De los múltiples aromas que olfatea la nariz a lo largo de nuestra vida, algunos son seleccionados y almacenados inconscientemente en la recámara de nuestro cerebro.
Todos ellos conforman nuestra particular memoria olfativa que, lejos de competir con la de un salmón en cuanto a agudeza y finura (las comparaciones siempre son odiosas), sobradamente le aventaja en lo tocante a sofisticación emotiva, por la cantidad de sensaciones, emociones y recuerdos que es capaz de asociar a dichas fragancias (ya quisiera un salmón disfrutar de la alegría o de la nostalgia, ja).
No menos laureado es su papel en el reino vegetal, donde una delicada fragancia floral sirve a insectos y aves comoguiño seductor para una fecunda cita amorosa (en su caso, polinizadora).
Y qué decir del reino animal, donde la adjudicación de un territorio se firma a golpe de micción, otorgando así a la impronta olfativa calidad seudonotarial; reino también en el que la exhalación corporal ejerce como hábil celestina de encuentros amatorios, encendiendo la pasión y el ardor reproductor.
Hay ocasiones en las que incluso trasciende los límites animales e invade el de los humanos, como en el caso de ciertas secreciones de glándulas animales extraídas de lugares poco primorosos -como en el caso del almizclero, la ballena, la civeta o el castor- que, aunque a priori censurables, sirven al docto perfumista como preciados fijadores naturales y al ignorante consumidor, de grimoso ingrediente (puaj).
Volviendo al reino racional, su mérito queda reforzado por múltiples referencias recogidas en cualquier diccionario de fraseología que se precie. Suele asociarse popularmente a conceptos tan sutiles como la intuición, la sagacidad y la perspicacia (“tener olfato para los negocios”,“oler a chamusquina”, “olerse la tostada”…), sirviéndonos de inestimable ayuda en nuestra selvática vida cotidiana.
Además, como si de un oteador scout se tratase, nos advierte de mil peligros (incendios, escapes de gas y otras catástrofes) y explora sin descanso rastreando objetos y sujetos afines y apetecibles. Sirve igualmente de realce a su hermano sensorial el gusto, sustituyéndole casi (“huele que alimenta”) y, en general, despierta nuestra ensoñación y nuestros más variados instintos: repulsión, conservación, reproducción…
En lo concerniente a este último impulso, la línea que nos separa de los animales no es tan gruesa como sería de rigor.

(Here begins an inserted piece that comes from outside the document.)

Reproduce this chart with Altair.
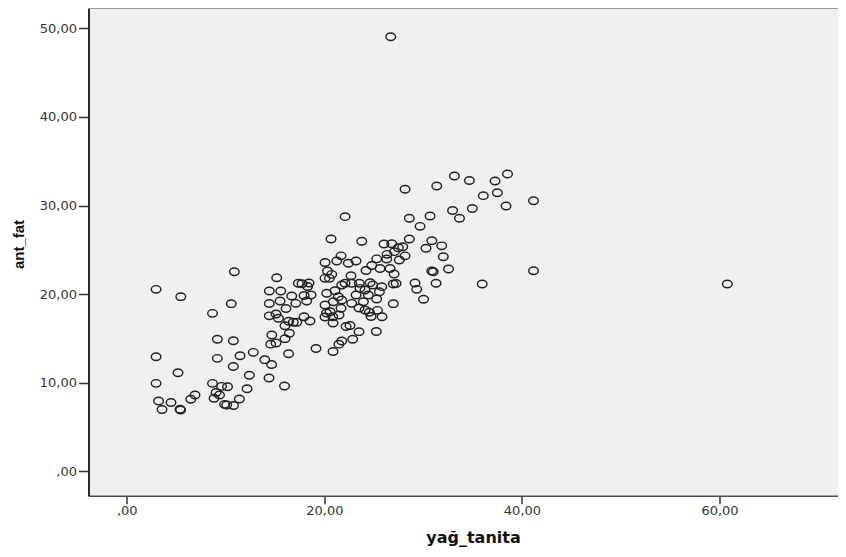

Por mucho empeño que pongamos en disfrazar nuestro olor corporal con mil y un recursos, emitimos unas sustancias químicas llamadas feromonas que se ocupan -al igual que en aquéllos- de provocar la respuesta sexual del otro, activando mecanismos inconscientes de comunicación y atracción erótica.
Estas moléculas esconden un complejo código de señales que intentan despertar nuestro deseo más primario. A través del sudor exhalamos y percibimos estas traviesas sustancias que, aun careciendo curiosamente de olor y sabor, pueden ser las responsables de una atracción o de un rechazo erótico en principio incomprensibles.
Son quizá las que explican ese turbación que a veces nos asalta cuando alguien nos atrae y sentimos un … “no sé qué”.
Su cautivadora magia ha tentado a la industria a comercializarla como arma de seducción masiva, infalible y arrolladora. (¿No sería oportuno que las autoridades recomendasen un uso responsable de los mismos?) De momento, y a falta de una comprobación fehaciente de sus bondades, seguiré confiando en mi propia naturalidad para seguir fabricándolas per se.
Menos mal que lo que se presenta como una prosaica reacción química queda elevada a los altares cuando es la mano de poetas y escritores quienes le prodigan todas sus atenciones. No son pocos los autores que le han dedicado deliciosos e inspiradores textos alabando su capacidad de estimular el espíritu y el deseo.
Como muestra, un botón: Emilia Pardo Bazán y su delicada prosa: “un olor es una cosa viva o, al menos, un duende que se nos mete en el ánimo y lo conturba, y lo posee y lo embriaga”.